**DIRECTIONS:** Without the pictures, can you quote each line below exactly?
* Begin RECORDED DATA *
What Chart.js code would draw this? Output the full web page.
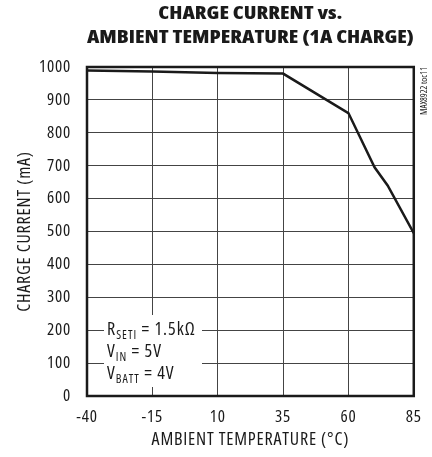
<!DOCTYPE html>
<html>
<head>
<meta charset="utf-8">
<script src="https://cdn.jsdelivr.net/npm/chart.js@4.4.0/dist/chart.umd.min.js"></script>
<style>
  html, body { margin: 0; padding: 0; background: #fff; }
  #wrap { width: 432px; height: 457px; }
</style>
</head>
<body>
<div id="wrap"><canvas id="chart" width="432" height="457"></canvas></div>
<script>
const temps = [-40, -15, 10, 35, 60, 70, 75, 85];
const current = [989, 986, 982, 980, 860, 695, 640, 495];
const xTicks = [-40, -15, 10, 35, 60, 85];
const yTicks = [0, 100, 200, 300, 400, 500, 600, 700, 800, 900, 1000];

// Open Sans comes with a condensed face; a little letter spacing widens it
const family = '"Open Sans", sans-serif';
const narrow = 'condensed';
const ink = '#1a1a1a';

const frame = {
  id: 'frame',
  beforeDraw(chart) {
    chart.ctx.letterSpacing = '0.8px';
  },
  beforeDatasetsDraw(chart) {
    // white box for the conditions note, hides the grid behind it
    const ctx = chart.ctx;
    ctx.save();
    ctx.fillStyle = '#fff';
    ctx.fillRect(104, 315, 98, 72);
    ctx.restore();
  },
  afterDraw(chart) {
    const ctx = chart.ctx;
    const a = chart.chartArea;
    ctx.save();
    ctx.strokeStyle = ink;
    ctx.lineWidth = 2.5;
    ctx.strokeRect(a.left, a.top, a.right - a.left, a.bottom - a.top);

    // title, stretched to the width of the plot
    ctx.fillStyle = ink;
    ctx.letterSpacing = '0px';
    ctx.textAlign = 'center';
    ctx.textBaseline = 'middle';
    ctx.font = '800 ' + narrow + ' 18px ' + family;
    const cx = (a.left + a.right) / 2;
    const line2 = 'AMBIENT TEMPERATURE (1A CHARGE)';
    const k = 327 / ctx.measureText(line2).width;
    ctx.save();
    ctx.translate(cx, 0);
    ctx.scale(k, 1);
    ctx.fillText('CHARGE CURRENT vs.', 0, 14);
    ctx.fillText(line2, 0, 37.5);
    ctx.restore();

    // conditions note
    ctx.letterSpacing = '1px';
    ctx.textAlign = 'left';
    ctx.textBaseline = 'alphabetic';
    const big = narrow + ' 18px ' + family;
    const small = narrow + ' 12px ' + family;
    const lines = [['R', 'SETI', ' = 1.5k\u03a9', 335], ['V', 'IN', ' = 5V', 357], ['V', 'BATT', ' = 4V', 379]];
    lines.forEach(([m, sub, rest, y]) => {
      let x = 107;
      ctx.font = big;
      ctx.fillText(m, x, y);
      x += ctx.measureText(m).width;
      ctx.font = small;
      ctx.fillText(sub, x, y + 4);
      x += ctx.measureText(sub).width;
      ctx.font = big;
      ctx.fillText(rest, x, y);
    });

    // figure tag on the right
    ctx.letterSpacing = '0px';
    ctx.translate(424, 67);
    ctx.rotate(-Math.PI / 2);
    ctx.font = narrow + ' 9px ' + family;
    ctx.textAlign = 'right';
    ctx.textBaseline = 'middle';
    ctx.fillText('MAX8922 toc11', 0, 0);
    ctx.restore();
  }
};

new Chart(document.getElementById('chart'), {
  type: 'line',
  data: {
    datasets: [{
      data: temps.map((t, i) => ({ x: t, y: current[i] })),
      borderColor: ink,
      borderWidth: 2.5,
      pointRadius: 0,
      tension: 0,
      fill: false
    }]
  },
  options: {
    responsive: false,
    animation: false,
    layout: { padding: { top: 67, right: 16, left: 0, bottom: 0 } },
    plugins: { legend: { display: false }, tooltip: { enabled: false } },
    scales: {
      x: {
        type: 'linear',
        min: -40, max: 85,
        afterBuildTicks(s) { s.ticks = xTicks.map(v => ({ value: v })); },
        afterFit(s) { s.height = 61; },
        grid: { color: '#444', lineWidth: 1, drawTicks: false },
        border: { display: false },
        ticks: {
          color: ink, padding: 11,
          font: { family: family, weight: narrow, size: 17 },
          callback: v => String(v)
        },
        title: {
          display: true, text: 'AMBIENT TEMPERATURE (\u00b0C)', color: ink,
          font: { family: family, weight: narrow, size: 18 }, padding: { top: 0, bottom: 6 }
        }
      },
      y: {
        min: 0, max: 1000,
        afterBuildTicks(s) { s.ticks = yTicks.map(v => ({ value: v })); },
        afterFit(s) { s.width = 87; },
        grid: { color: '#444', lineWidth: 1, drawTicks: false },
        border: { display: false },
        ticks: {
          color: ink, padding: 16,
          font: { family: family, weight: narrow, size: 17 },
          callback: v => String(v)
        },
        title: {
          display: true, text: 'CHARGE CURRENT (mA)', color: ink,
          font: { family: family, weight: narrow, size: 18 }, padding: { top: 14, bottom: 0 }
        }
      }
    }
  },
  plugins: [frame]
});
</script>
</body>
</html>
* End RECORDED DATA *
**OUTPUT OF THE TASK:**
What Chart.js code would draw this? Output the full web page.
<!DOCTYPE html>
<html>
<head>
<meta charset="utf-8">
<script src="https://cdn.jsdelivr.net/npm/chart.js@4.4.0/dist/chart.umd.min.js"></script>
<style>
  html, body { margin: 0; padding: 0; background: #fff; }
  #wrap { width: 432px; height: 457px; }
</style>
</head>
<body>
<div id="wrap"><canvas id="chart" width="432" height="457"></canvas></div>
<script>
const temps = [-40, -15, 10, 35, 60, 70, 75, 85];
const current = [989, 986, 982, 980, 860, 695, 640, 495];
const xTicks = [-40, -15, 10, 35, 60, 85];
const yTicks = [0, 100, 200, 300, 400, 500, 600, 700, 800, 900, 1000];

// Open Sans comes with a condensed face; a little letter spacing widens it
const family = '"Open Sans", sans-serif';
const narrow = 'condensed';
const ink = '#1a1a1a';

const frame = {
  id: 'frame',
  beforeDraw(chart) {
    chart.ctx.letterSpacing = '0.8px';
  },
  beforeDatasetsDraw(chart) {
    // white box for the conditions note, hides the grid behind it
    const ctx = chart.ctx;
    ctx.save();
    ctx.fillStyle = '#fff';
    ctx.fillRect(104, 315, 98, 72);
    ctx.restore();
  },
  afterDraw(chart) {
    const ctx = chart.ctx;
    const a = chart.chartArea;
    ctx.save();
    ctx.strokeStyle = ink;
    ctx.lineWidth = 2.5;
    ctx.strokeRect(a.left, a.top, a.right - a.left, a.bottom - a.top);

    // title, stretched to the width of the plot
    ctx.fillStyle = ink;
    ctx.letterSpacing = '0px';
    ctx.textAlign = 'center';
    ctx.textBaseline = 'middle';
    ctx.font = '800 ' + narrow + ' 18px ' + family;
    const cx = (a.left + a.right) / 2;
    const line2 = 'AMBIENT TEMPERATURE (1A CHARGE)';
    const k = 327 / ctx.measureText(line2).width;
    ctx.save();
    ctx.translate(cx, 0);
    ctx.scale(k, 1);
    ctx.fillText('CHARGE CURRENT vs.', 0, 14);
    ctx.fillText(line2, 0, 37.5);
    ctx.restore();

    // conditions note
    ctx.letterSpacing = '1px';
    ctx.textAlign = 'left';
    ctx.textBaseline = 'alphabetic';
    const big = narrow + ' 18px ' + family;
    const small = narrow + ' 12px ' + family;
    const lines = [['R', 'SETI', ' = 1.5k\u03a9', 335], ['V', 'IN', ' = 5V', 357], ['V', 'BATT', ' = 4V', 379]];
    lines.forEach(([m, sub, rest, y]) => {
      let x = 107;
      ctx.font = big;
      ctx.fillText(m, x, y);
      x += ctx.measureText(m).width;
      ctx.font = small;
      ctx.fillText(sub, x, y + 4);
      x += ctx.measureText(sub).width;
      ctx.font = big;
      ctx.fillText(rest, x, y);
    });

    // figure tag on the right
    ctx.letterSpacing = '0px';
    ctx.translate(424, 67);
    ctx.rotate(-Math.PI / 2);
    ctx.font = narrow + ' 9px ' + family;
    ctx.textAlign = 'right';
    ctx.textBaseline = 'middle';
    ctx.fillText('MAX8922 toc11', 0, 0);
    ctx.restore();
  }
};

new Chart(document.getElementById('chart'), {
  type: 'line',
  data: {
    datasets: [{
      data: temps.map((t, i) => ({ x: t, y: current[i] })),
      borderColor: ink,
      borderWidth: 2.5,
      pointRadius: 0,
      tension: 0,
      fill: false
    }]
  },
  options: {
    responsive: false,
    animation: false,
    layout: { padding: { top: 67, right: 16, left: 0, bottom: 0 } },
    plugins: { legend: { display: false }, tooltip: { enabled: false } },
    scales: {
      x: {
        type: 'linear',
        min: -40, max: 85,
        afterBuildTicks(s) { s.ticks = xTicks.map(v => ({ value: v })); },
        afterFit(s) { s.height = 61; },
        grid: { color: '#444', lineWidth: 1, drawTicks: false },
        border: { display: false },
        ticks: {
          color: ink, padding: 11,
          font: { family: family, weight: narrow, size: 17 },
          callback: v => String(v)
        },
        title: {
          display: true, text: 'AMBIENT TEMPERATURE (\u00b0C)', color: ink,
          font: { family: family, weight: narrow, size: 18 }, padding: { top: 0, bottom: 6 }
        }
      },
      y: {
        min: 0, max: 1000,
        afterBuildTicks(s) { s.ticks = yTicks.map(v => ({ value: v })); },
        afterFit(s) { s.width = 87; },
        grid: { color: '#444', lineWidth: 1, drawTicks: false },
        border: { display: false },
        ticks: {
          color: ink, padding: 16,
          font: { family: family, weight: narrow, size: 17 },
          callback: v => String(v)
        },
        title: {
          display: true, text: 'CHARGE CURRENT (mA)', color: ink,
          font: { family: family, weight: narrow, size: 18 }, padding: { top: 14, bottom: 0 }
        }
      }
    }
  },
  plugins: [frame]
});
</script>
</body>
</html>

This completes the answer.